Of course the only way you can make this work is to shout REALLY loudly at anyone who moves stuff in the interest of 'tidying'. Explain that each time you lose your keys it can take as much as half an hour to an hour out of your day.
Or better still forget to pick them up from the office as you keep getting distracted from the hunt for the missing keys!
Your Memory is Shot
Memory is a real problem for fibromyalgia sufferers, and it is at its worst when fibro-fog is at its thickest. Learning new information is difficult. Copying text is almost impossible. Comparing two open web-pages is a herculean task involving much switching back and forth which only adds to confusion.

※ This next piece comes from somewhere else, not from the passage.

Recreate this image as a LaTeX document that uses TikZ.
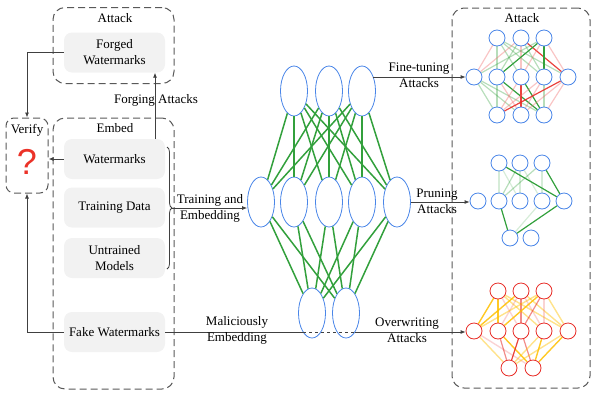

Even the most basic of memory functions, the recording of our daily lives, is disrupted by fibro-fog. Details of meeting people, what you ate, what restaurants you ate in, all these may be poorly recorded if you are in the middle of a fibro-fog episode.
The next day you may be scared to find whole chunks of the day before 'missing' or so vague, that they may as well be missing.
Fibro-fog is not proof you have Alzheimer's. It does not mean you have had a stroke, or a brain tumour. You are not going mad. It should not merely be written of a symptom of depression, or anxiety if you happen to suffer from either of these conditions along with your fibromyalgia (although either can intensify it.)
Fibrofog is an extremely annoying, but benign symptom of fibromyalgia. It gets worse when you are tired , in pain or stressed, but will not deteriorate with time.
There is no magic bullet to cure it, but you will be able to moderate its effect on your life with careful management.